Making Applesauce and canning it is one way to store apples during seasons when fresh local fruit is not available.
Making Applesauce and canning it is one way to store apples during seasons when fresh local fruit is not available.

The Sustainability of Homemade Vinegar

Apples can be juiced and I can drink it as apple juice, or I can press on an apple press and made into apple cider. Allowed to ferment, apple can be made into an alcoholic beverage known as hard cider, or it can be allowed to ferment longer to make into apple cider vinegar. Making apple cider vinegar adds to my home's sustainability. Now that I have vinegar, not only am I able to utilize preserved apples, but I also have a way to preserve vegetables from my vegetable garden and have a flavorful vinegar for my vinegar and oil dressings as well.

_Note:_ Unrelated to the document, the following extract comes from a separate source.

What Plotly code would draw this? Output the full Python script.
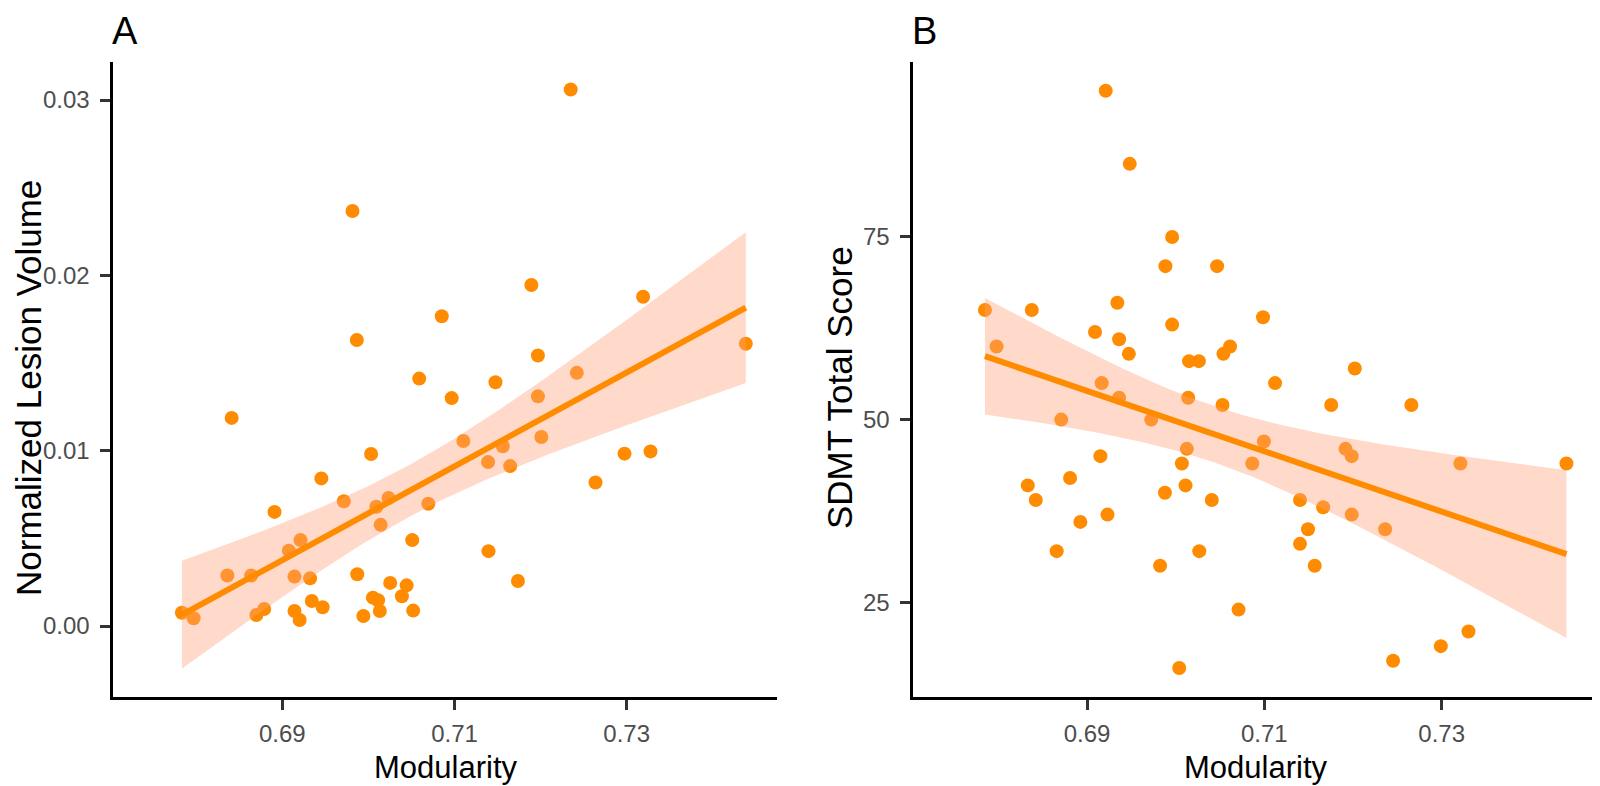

Sustainability Beyond a Single Apple Tree

If I were to think about increasing sustainability using an apple tree, I could think that by planting the apple tree, I would have years of apples and that would be the end of how I see sustainability in an apple tree. With a single standard apple tree I could expect about twenty years of apples from that tree. Some years I might not get any, but another year's bounty properly stored would make up for those years that my apple basket turned up empty.

If I wanted to increase sustainability by growing apples even further, I might think that by planting seeds from that apple tree. I would probably be disappointed by the results. Seeds from apples of a specific variety will not produce a tree like the original. I might get an apple tree that produces a great tasting apple tree, but I could also end up with a small hard crab apple from that tree. It is hard to tell, and I wouldn't want to have to wait all the years it takes to grow the trees to discover that I have an apple tree that produces inferior apples. That is why most apple trees today are not grown from seeds, but are grown from scions from the desired cultivar grafted into rootstock.The video below shows how it is done.

Increasing Backyard Sustainability

Every one of us can increase our ability to provide backyard sustainability and nearly every one of us can add at least one apple tree to our yard. We would do well to eat what we grow on those trees as well as storing and utilizing those apples beyond the growing season. We can also continue down the path of sustainability by learning to graft trees to share or barter with neighbors and friends. In the process, we provide a more stable food source for our families and our surrounding community.